= Jurydyka =

Jurydyki of Warsaw in the 18th century, owned privately

Jurydyka (plural: jurydyki, improperly: jurydykas), is a legal entity in the Polish legal system from bygone centuries (originating from Latin: iurisdictio, jurisdiction), denoting a privately owned tract of land within a larger municipality, often right outside the royal city, or as an autonomous enclave within it. Jurydyki claimed exemption from the town's jurisdiction, and exerted municipal rights separate from the local laws, usually for their owners' financial benefit.

==History==
Jurydyki were popular already in the Polish–Lithuanian Commonwealth of the 16 century, ruled by the ecclesiastic and secular lords and seigneurs eager to break up the legal unity of the town to accommodate favoured colonies of craftsmen not subjected to guild regulations.
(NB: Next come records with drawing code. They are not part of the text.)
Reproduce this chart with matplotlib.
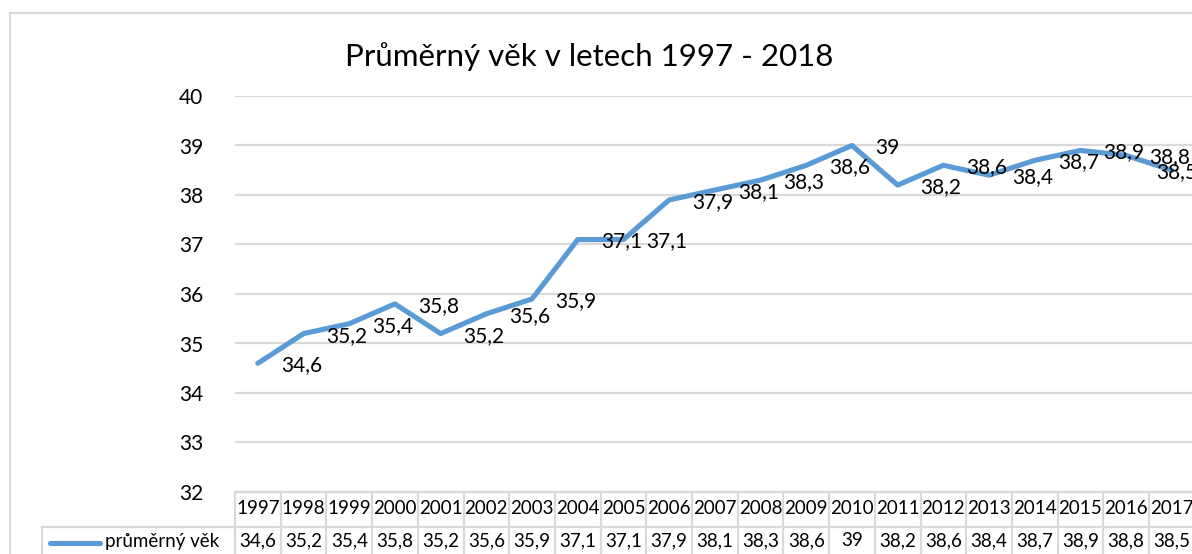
import matplotlib
matplotlib.use("Agg")
import matplotlib.pyplot as plt
from matplotlib.lines import Line2D

plt.rcParams['font.family'] = ['Lato', 'DejaVu Sans']

years = ["1997", "1998", "1999", "2000", "2001", "2002", "2003", "2004", "2005",
         "2006", "2007", "2008", "2009", "2010", "2011", "2012", "2013", "2014",
         "2015", "2016", "2017"]
prumerny_vek = [34.6, 35.2, 35.4, 35.8, 35.2, 35.6, 35.9, 37.1, 37.1, 37.9, 38.1,
                38.3, 38.6, 39.0, 38.2, 38.6, 38.4, 38.7, 38.9, 38.8, 38.5]
series_name = "průměrný věk"
title = "Průměrný věk v letech 1997 - 2018"
y_ticks = [32, 33, 34, 35, 36, 37, 38, 39, 40]
n_columns = 22  # 1997 - 2018, the last column is cut off by the image edge

W, H = 1192, 554
fig = plt.figure(figsize=(W / 100, H / 100), dpi=100)

def fx(px):
    return px / W

def fy(py):
    return 1 - py / H

col_w = 45.7
left_px, top_px, bottom_px = 235, 96, 492
ax = fig.add_axes([fx(left_px), fy(bottom_px), n_columns * col_w / W, (bottom_px - top_px) / H])

blue = "#5B9BD5"
grid_c = "#D9D9D9"
x = list(range(len(prumerny_vek)))
ax.plot(x, prumerny_vek, color=blue, lw=3.7, solid_capstyle='round', solid_joinstyle='round', zorder=3)

def fmt(v):
    return f"{v:g}".replace('.', ',')

for xi, v in zip(x, prumerny_vek):
    last = xi == len(prumerny_vek) - 1
    # Excel keeps the last label inside the chart area, so it is pushed left
    ax.annotate(fmt(v), (xi, v), xytext=(25 if last else 23, -2), textcoords='offset pixels',
                ha='right' if last else 'left', va='center', fontsize=15, color='black', zorder=4,
                annotation_clip=False)

ax.set_xlim(-0.5, n_columns - 0.5)
ax.set_ylim(32, 40)
ax.set_yticks(y_ticks)
ax.set_yticklabels([str(t) for t in y_ticks])
ax.tick_params(axis='y', length=0, pad=23, labelsize=15)
ax.set_xticks([])
for s in ax.spines.values():
    s.set_visible(False)
ax.grid(axis='y', color=grid_c, lw=1.6)
ax.set_axisbelow(True)

# data table
xt = ax.get_xaxis_transform()
row_h = 35 / (bottom_px - top_px)
for i in range(n_columns + 1):
    ax.add_line(Line2D([i - 0.5, i - 0.5], [0, -3 * row_h], transform=xt,
                       color=grid_c, lw=1.6, clip_on=False))
ax.add_line(Line2D([-0.5, n_columns - 0.5], [0, 0], transform=xt, color=grid_c, lw=1.6, clip_on=False))
ax.add_line(Line2D([-0.5, n_columns - 0.5], [-row_h, -row_h], transform=xt, color=grid_c, lw=1.6, clip_on=False))
for xi, yr in enumerate(years):
    ax.text(xi, -0.5 * row_h + 0.002, yr, transform=xt, ha='center', va='center', fontsize=13.5, clip_on=False)
for xi, v in zip(x, prumerny_vek):
    ax.text(xi, -1.5 * row_h + 0.01, fmt(v), transform=xt, ha='center', va='center', fontsize=13.5, clip_on=False)

# legend cell
fig.add_artist(Line2D([fx(42), fx(left_px)], [fy(527), fy(527)], color=grid_c, lw=1.6))
fig.add_artist(Line2D([fx(42), fx(42)], [fy(527), fy(560)], color=grid_c, lw=1.6))
fig.add_artist(Line2D([fx(50), fx(100)], [fy(543), fy(543)], color=blue, lw=3.7, solid_capstyle='round'))
fig.text(fx(105), fy(542), series_name, ha='left', va='center', fontsize=13.5)

# chart border
fig.add_artist(Line2D([fx(10), fx(10)], [fy(13), fy(560)], color=grid_c, lw=1.5))
fig.add_artist(Line2D([fx(10), fx(1200)], [fy(13), fy(13)], color=grid_c, lw=1.5))

fig.text(fx(589), fy(57), title, ha='center', va='center', fontsize=22.5)

fig.savefig("out.png", dpi=100)
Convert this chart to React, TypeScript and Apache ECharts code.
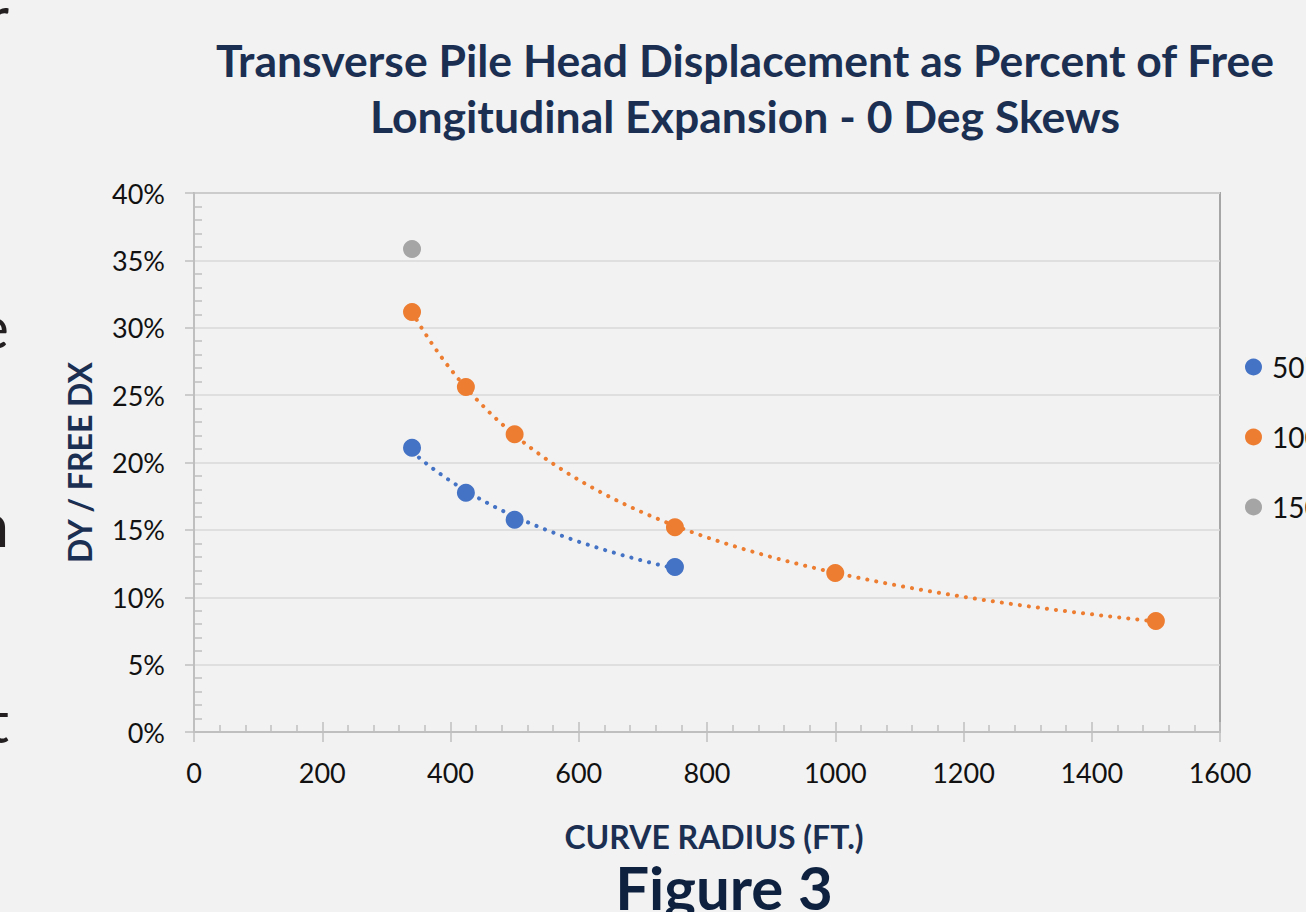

The Jurydyki were often perceived as a menace withholding municipal taxes and services under the jurisdiction (hence the name) of powerful and wealthy townsmen who founded and owned them. Formed as a separate unit of territorial division between 14th and 16th centuries, the jurydyka-type settlements were a way in which the Roman Catholic Church and the Polish nobility avoided the terms of the royal town charters. Most notably, the Jurydyki were exempted from the specific trade laws allowing only selected merchants and craftsmen to take part in the markets held in the cities. In many Polish cities the Jurydyki were eventually incorporated into the towns as their boroughs. This was the case of Warsaw, which in early 18th century was surrounded by no less than 14 such entities, some of them with as many as 5,000 inhabitants. All of them are now neighbourhoods of Warsaw.